Corriere del Veneto (Vicenza e Bassano)
IL PROF CALÒ «SCANDALO» CRISTIANO
L’ormai (noto) caso del professor Antonio Silvio Calò – aggiornato recentemente dalla decisione di vivere con la moglie in canonica assieme al parroco nell’hinterland trevigiano lasciando vivere nella sua casa i suoi figli e i sei profughi a suo tempo accolti – ha assunto non solo ampi echi mediatici, ma anche caratteristiche scandalose. Intendiamoci, scandalose nel più fedele etimo greco della parola: scandalo come ostacolo, inciampo. Ostacolo al diffuso modo di vedere l’immigrazione, nei cui confronti monta insofferenza se non rancore (il sentimento che caratterizza la società italiana oggi, dice il Censis). Per cui fa scandalo chi non se la cava con lo slogan «politicamente corretto» dell’«aiutiamoli a casa loro» (più facile a dirsi che a farsi, come per tutti gli slogan), ma chi li aiuta a casa propria. Letteralmente.
Come fa scandalo il fatto di condividere la quotidianità della propria scelta coniugale con un parroco: un inedito ostacolo mentale per la nostra tradizionale visione cattolica che vede il prete solo da un lato (confondendo celibato ecclesiastico con solitudine) e vita di famiglia dall’altro. Come se matrimonio e ordine sacro fossero due sacramenti impermeabili e lontani.

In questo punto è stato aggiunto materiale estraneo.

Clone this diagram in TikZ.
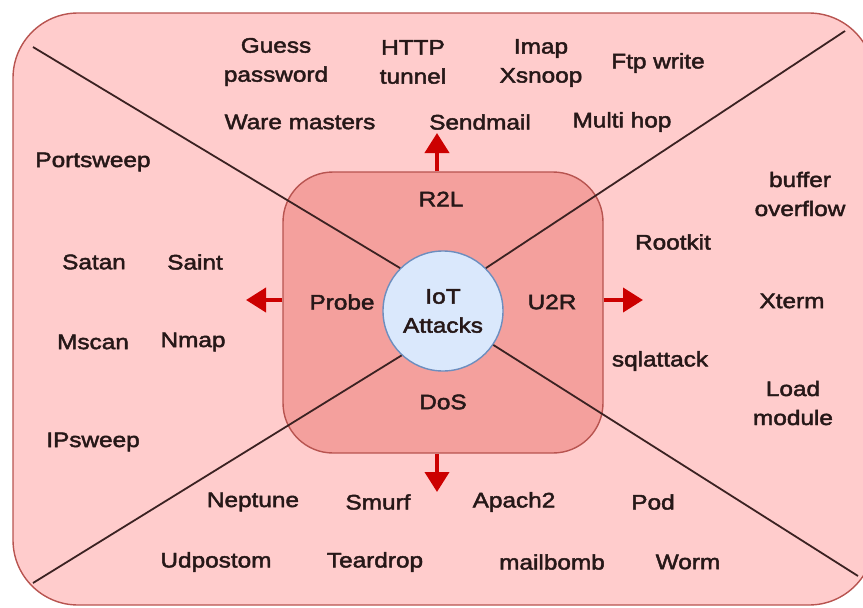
\documentclass[tikz,border=0pt]{standalone}
\usepackage{fontspec}
\setmainfont{Liberation Sans}[FakeStretch=1.16,FakeBold=2.2]
\usetikzlibrary{arrows.meta}

\definecolor{outerfill}{HTML}{FFCCCC}
\definecolor{boxline}{HTML}{B85450}
\definecolor{innerfill}{HTML}{F4A09D}
\definecolor{corefill}{HTML}{DAE8FC}
\definecolor{coreline}{HTML}{6C8EBF}
\definecolor{divider}{HTML}{3B2222}
\definecolor{arrowred}{HTML}{CC0000}
\definecolor{ink}{HTML}{261818}

\begin{document}
\begin{tikzpicture}[x=1pt,y=-1pt,
  lbl/.style={font=\fontsize{21}{29}\selectfont, text=ink, align=center, inner sep=0pt},
  divline/.style={draw=divider, line width=1.8pt},
  push/.style={draw=arrowred, line width=4pt, -{Triangle[length=20pt,width=24pt]}}]

\path[use as bounding box] (0,0) rectangle (863,608);
\clip (0,0) rectangle (863,608);

% outer frame (its right side runs past the edge) and central box
\draw[draw=boxline, fill=outerfill, line width=1.4pt, rounded corners=65pt]
  (13,13) rectangle (874,605);
\node[draw=boxline, fill=innerfill, line width=1.4pt, rounded corners=50pt,
      minimum width=320pt, minimum height=281pt, inner sep=0pt] (mid) at (443,312.5) {};

% core circle
\node[circle, draw=coreline, fill=corefill, line width=1.4pt, minimum size=120pt,
      inner sep=0pt, lbl] (core) at (443,311) {IoT\\Attacks};

% diagonal dividers from the frame corners to the circle
\coordinate (nw) at (33,47);
\coordinate (ne) at (845,31);
\coordinate (se) at (858,576);
\coordinate (sw) at (33,583);
\draw[divline] (nw) -- (core.135);
\draw[divline] (ne) -- (core.45);
\draw[divline] (se) -- (core.-34);
\draw[divline] (sw) -- (core.-133);

% outward arrows
\coordinate (uptip) at (437,133);
\coordinate (lefttip) at (246,300);
\coordinate (righttip) at (643,300);
\coordinate (downtip) at (437,492);
\draw[push] (mid.north -| uptip) -- (uptip);
\draw[push] (mid.west |- lefttip) -- (lefttip);
\draw[push] (mid.east |- righttip) -- (righttip);
\draw[push] (mid.south -| downtip) -- (downtip);

% category names
\node[lbl] (r2l) at (441,199) {R2L};
\node[lbl] (probe) at (342,302) {Probe};
\node[lbl] (u2r) at (552,302) {U2R};
\node[lbl] (dos) at (443,402) {DoS};

% R2L attacks
\node[lbl] (guess) at (276,62) {Guess\\password};
\node[lbl] (http) at (413,62) {HTTP\\tunnel};
\node[lbl] (imap) at (541,63) {Imap\\Xsnoop};
\node[lbl] (ftp) at (658,63) {Ftp write};
\node[lbl] (ware) at (300,122) {Ware masters};
\node[lbl] (sendmail) at (480,122) {Sendmail};
\node[lbl] (multihop) at (622,122) {Multi hop};

% Probe attacks
\node[lbl] (portsweep) at (93,162) {Portsweep};
\node[lbl] (satan) at (94,262) {Satan};
\node[lbl] (saint) at (195,262) {Saint};
\node[lbl] (mscan) at (93,342) {Mscan};
\node[lbl] (nmap) at (193,342) {Nmap};
\node[lbl] (ipsweep) at (93,442) {IPsweep};

% U2R attacks
\node[lbl] (buffer) at (800,194) {buffer\\overflow};
\node[lbl] (rootkit) at (673,242) {Rootkit};
\node[lbl] (xterm) at (792,301) {Xterm};
\node[lbl] (sqlattack) at (660,361) {sqlattack};
\node[lbl] (loadmod) at (793,403) {Load\\module};

% DoS attacks
\node[lbl] (neptune) at (253,502) {Neptune};
\node[lbl] (smurf) at (378,502) {Smurf};
\node[lbl] (apach) at (514,502) {Apach2};
\node[lbl] (pod) at (653,502) {Pod};
\node[lbl] (udpostom) at (216,562) {Udpostom};
\node[lbl] (teardrop) at (375,562) {Teardrop};
\node[lbl] (mailbomb) at (552,562) {mailbomb};
\node[lbl] (worm) at (688,562) {Worm};
\end{tikzpicture}
\end{document}
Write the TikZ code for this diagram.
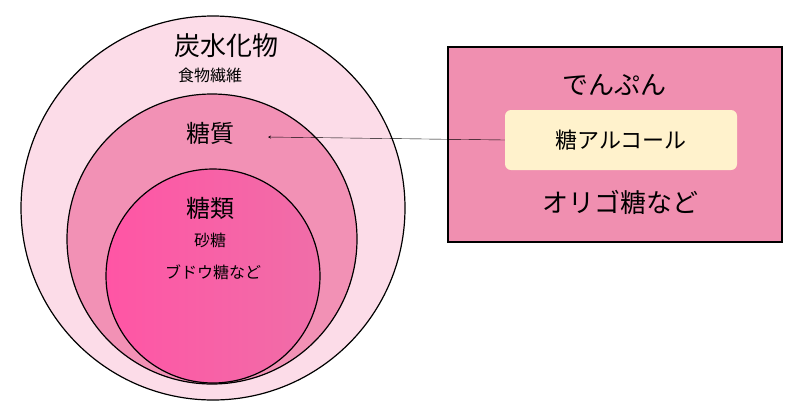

Naturalmente si può pensare tutto ciò che si vuole delle scelte – peraltro privatissime – del professor Calò e famiglia. Tuttavia non è vietato rintracciare in tali scelte radicali (le scelte radicali sono una categoria oggi culturalmente incomprensibile o vista con sospetto) una caratteristica per così dire profetica.